As long as children continue to be coerced into militias -- as they are by the thousands in Colombia, Sudan and dozens of other countries -- peace talks in those countries to settle armed conflicts are unlikely, assert two Cornell University researchers.

"The endless supply of adolescent soldiers is an unfortunate source of energy for warfare and, we think, a poorly understood obstacle to peace-making in many countries," said Charles Geisler, professor of development sociology at Cornell.

"Orgies of bloodshed and human displacement could be avoided if children were not sacrificed for such causes," added Geisler, who with Niousha Roshani, a graduate student in international development at Cornell, wrote a paper on how peace in Colombia's drug war is prevented by children bearing arms. Their article will be published in the August issue of the peer-reviewed journal Forced Migration Review, which is published in French, English, Spanish and Arabic and circulated in 175 countries.

Geisler finds that warfare displaces families, and displacement makes children vulnerable to military recruitment, which, in turn, feeds "a war machine that cannibalizes children." The continual supply of obedient, cheap and disposable child soldiers allows war to continue through a "morally repulsive" vicious cycle, the researchers say.


Provided
Cornell graduate student Niousha Roshani works with displaced children in Colombia.

Roshani, who interviewed displaced families in Colombia and then scoured many sources to assess the extent of the problem, said that warfare in that country has been displacing families for three generations.

"Displacement usually means a series of calamities for children -- homelessness, physical torture, severe trauma, malnutrition, little formal education, loss of family members and exposure to atrocities," said Roshani, an Ivory Coast citizen who has been working with Colombia's Consultancy for Human Rights and Displacement and is now planning a documentary film about Colombian child soldiers.

Nearly half of the displaced people in Colombia are children.
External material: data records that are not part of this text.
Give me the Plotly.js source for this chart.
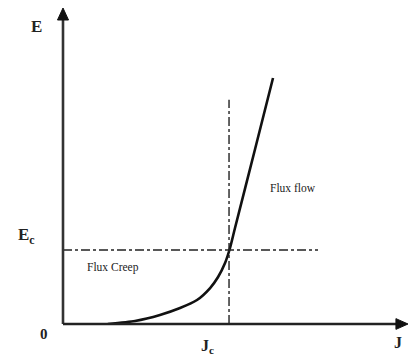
<!DOCTYPE html>
<html>
<head>
<meta charset="utf-8">
<script src="https://cdn.plot.ly/plotly-3.0.1.min.js"></script>
<style>html,body{margin:0;padding:0;background:#fff;}#chart{width:410px;height:362px;}</style>
</head>
<body>
<div id="chart"></div>
<script>
// E-J characteristic curve (normalized: Jc = 1, Ec = 1)
const curveJ = [0.27, 0.434, 0.584, 0.705, 0.807, 0.886, 0.934, 0.976, 1.006, 1.036, 1.157, 1.265];
const curveE = [0.00, 0.041, 0.122, 0.216, 0.324, 0.486, 0.635, 0.824, 1.027, 1.297, 2.365, 3.324];
const Jc = 1.0;
const Ec = 1.0;
const jcLineTop = 3.03;
const ecLineEnd = 1.536;
const xMax = 2.078;
const yMax = 4.27;
const axisLabels = {E: "E", Ec: "E<sub>c</sub>", zero: "0", Jc: "J<sub>c</sub>", J: "J"};
const regionLabels = ["Flux Creep", "Flux flow"];

const serif = "Liberation Serif, Times New Roman, serif";

const traces = [
  {x: curveJ, y: curveE, mode: "lines", line: {color: "#111", width: 2.6, shape: "spline", smoothing: 0.6}, hoverinfo: "skip"},
  {x: [Jc, Jc], y: [0, jcLineTop], mode: "lines", line: {color: "#222", width: 1.4, dash: "dashdot"}, hoverinfo: "skip"},
  {x: [0, ecLineEnd], y: [Ec, Ec], mode: "lines", line: {color: "#222", width: 1.4, dash: "dashdot"}, hoverinfo: "skip"}
];

function lbl(text, x, y, size, bold, ref) {
  return {text: bold ? "<b>" + text + "</b>" : text, x: x, y: y,
    xref: ref ? "paper" : "x", yref: ref ? "paper" : "y",
    xanchor: "center", yanchor: "middle",
    showarrow: false, font: {family: serif, size: size, color: "#222"}};
}

const annotations = [
  lbl(axisLabels.E, -0.076, 0.943, 17, true, true),
  lbl(axisLabels.Ec, -0.105, 0.28, 17, true, true),
  lbl(axisLabels.zero, -0.055, -0.032, 15, true, true),
  lbl(axisLabels.Jc, 0.42, -0.07, 16, true, true),
  lbl(axisLabels.J, 0.971, -0.06, 16, true, true),
  lbl(regionLabels[0], 0.30, 0.76, 11.5, false, false),
  lbl(regionLabels[1], 1.386, 1.84, 11.5, false, false)
];

const axisColor = "#333";
const shapes = [
  {type: "line", xref: "paper", yref: "paper", x0: 0, y0: 0, x1: 0, y1: 0.97, line: {color: axisColor, width: 2.6}},
  {type: "line", xref: "paper", yref: "paper", x0: 0, y0: 0, x1: 0.975, y1: 0, line: {color: "#222", width: 2.6}},
  {type: "path", xref: "paper", yref: "paper", path: "M -0.016 0.962 L 0 1.0 L 0.016 0.962 Z", fillcolor: "#111", line: {color: "#111", width: 1}},
  {type: "path", xref: "paper", yref: "paper", path: "M 0.965 -0.017 L 1.0 0 L 0.965 0.017 Z", fillcolor: "#111", line: {color: "#111", width: 1}}
];

const layout = {
  width: 410, height: 362,
  margin: {l: 63, r: 2, t: 8, b: 38},
  paper_bgcolor: "#fff", plot_bgcolor: "#fff",
  showlegend: false,
  xaxis: {range: [0, xMax], visible: false, fixedrange: true},
  yaxis: {range: [0, yMax], visible: false, fixedrange: true},
  annotations: annotations,
  shapes: shapes
};

Plotly.newPlot("chart", traces, layout, {staticPlot: true, displayModeBar: false});
</script>
</body>
</html>
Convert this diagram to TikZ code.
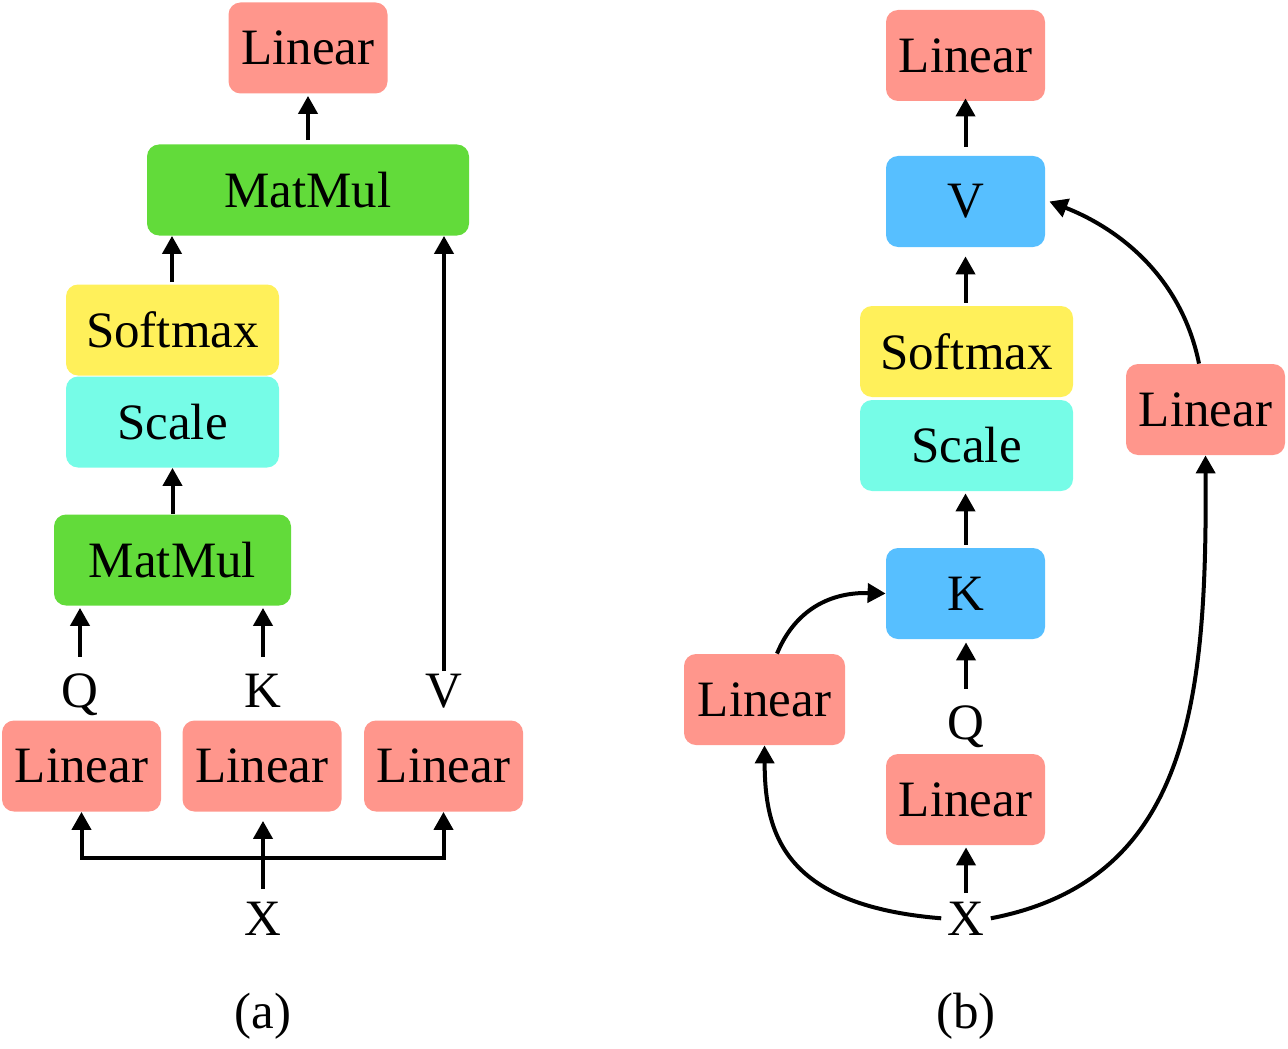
\documentclass[tikz,border=0pt]{standalone}
\usepackage{fontspec}
\setmainfont{Liberation Serif}
\usetikzlibrary{arrows.meta}
\definecolor{cLin}{HTML}{FF968C}
\definecolor{cMat}{HTML}{62DB3A}
\definecolor{cSoft}{HTML}{FFF05A}
\definecolor{cScale}{HTML}{76FCE7}
\definecolor{cKV}{HTML}{57BFFF}
\tikzset{
  box/.style={rounded corners=6pt, minimum height=45.5pt, inner sep=0pt, font=\fontsize{25.5}{30}\selectfont},
  lin/.style={box, fill=cLin, minimum width=79.5pt},
  mat/.style={box, fill=cMat},
  soft/.style={box, fill=cSoft, minimum width=106.5pt},
  scl/.style={box, fill=cScale, minimum width=106.5pt},
  kv/.style={box, fill=cKV, minimum width=79.5pt},
  lbl/.style={inner sep=0pt, anchor=base, font=\fontsize{25.5}{30}\selectfont},
  arr/.style={line width=2pt, -{Triangle[length=9pt,width=9.5pt]}},
  arrs/.style={line width=2pt, {Triangle[length=9pt,width=9.5pt]}-{Triangle[length=9pt,width=9.5pt]}}
}
\begin{document}
\begin{tikzpicture}[x=0.5pt,y=-0.5pt]
\useasboundingbox (0,0) rectangle (1288,1048);
% ---------- (a)
\node[lin] (la) at (308,48) {Linear};
\node[mat, minimum width=161pt] (mma) at (308,190) {MatMul};
\node[soft] (sma) at (172.5,330) {Softmax};
\node[scl] (sca) at (172.5,422) {Scale};
\node[mat, minimum width=118.5pt] (mmb) at (172.5,560) {MatMul};
\node[lin] (lq) at (81.5,766) {Linear};
\node[lin] (lk) at (262,766) {Linear};
\node[lin] (lv) at (443.5,766) {Linear};
\node[lbl] (qa) at (80,707) {Q};
\node[lbl] (ka) at (263,707) {K};
\node[lbl] (va) at (444,707) {V};
\node[lbl] (xa) at (263,935) {X};
\node[lbl] (capa) at (263,1028) {(a)};
\coordinate (bus) at (263,858);

\draw[arr, shorten <=2pt, shorten >=1pt] (mma.north) -- (la.south);
\draw[arr, shorten <=1pt] (sma.north -| 172,0) -- (mma.south -| 172,0);
\draw[arr] (mmb.north) -- (sca.south);
\draw[arr, shorten <=8pt, shorten >=1pt] (qa.north) -- (qa.north |- mmb.south);
\draw[arr, shorten <=8pt, shorten >=1pt] (ka.north) -- (ka.north |- mmb.south);
\draw[arr, shorten <=1pt] (va.north) -- (va.north |- mma.south);
\draw[arrs] (lq.south) |- (bus) -| (lv.south);
\draw[arr, shorten <=6pt, shorten >=4.5pt] (xa.north) -- (xa.north |- lk.south);

% ---------- (b)
\node[lin] (ltop) at (965.5,55.5) {Linear};
\node[kv] (vb) at (965.5,201.5) {V};
\node[soft] (smb) at (966.5,351.5) {Softmax};
\node[scl] (scb) at (966.5,445.5) {Scale};
\node[kv] (kb) at (965.5,593.5) {K};
\node[lin, minimum width=80.5pt] (ll) at (764.5,699.5) {Linear};
\node[lin] (lb) at (965.5,799.5) {Linear};
\node[lin] (lr) at (1205.5,409.5) {Linear};
\node[lbl] (qb) at (966,739) {Q};
\node[lbl, inner sep=3pt] (xb) at (966,935) {X};
\node[lbl] (capb) at (966,1028) {(b)};

\draw[arr, shorten <=4.5pt, shorten >=-1.5pt] (vb.north) -- (ltop.south);
\draw[arr, shorten <=1.5pt, shorten >=4.5pt] (smb.north -| vb.south) -- (vb.south);
\draw[arr, shorten <=1.5pt, shorten >=1pt] (kb.north) -- (kb.north |- scb.south);
\draw[arr, shorten <=8pt, shorten >=1.5pt] (qb.north) -- (qb.north |- kb.south);
\draw[arr, shorten <=1pt, shorten >=1pt] (xb.north) -- (xb.north |- lb.south);
% curves
\draw[arr] (xb.west) .. controls (780,905) and (765,830) .. (ll.south);
\draw[arr] (ll.north -| 777,0) .. controls (795,610) and (830,592) .. (kb.west);
\draw[arr] (xb.east) .. controls (1190,880) and (1207,700) .. (lr.south);
\draw[arr] (lr.north -| 1199,0) .. controls (1180,270) and (1110,225) .. ([xshift=2pt]vb.east);
\end{tikzpicture}
\end{document}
They come from "socially invisible" Afro-Colombian and Indian populations, said Geisler, as well as from diverse farming communities disrupted by the country's ongoing drug war. Colombia has more displaced persons than any other country except Sudan. This includes up to 20,000 children -- many younger than 14 years of age -- who are military combatants. They make up about 25 percent of the various militias in that country.

Worldwide, some 300,000 children are bearing arms in more than 30 conflicts, according to Youth Advocate Program International. The organization reports that up to 90 percent of all casualties in these conflicts are women and children, and that from 1986 to 1996 more than 2 million children were killed and more than 6 million seriously injured in armed conflicts around the world.

Roshani and Geisler offer a series of recommendations on how to reintegrate displaced children into society, both for their own sakes and to accelerate the peace process. Their suggestions range from providing legal support, education and safe havens to establishing a permanent commission to protect children and educate them about their civil rights.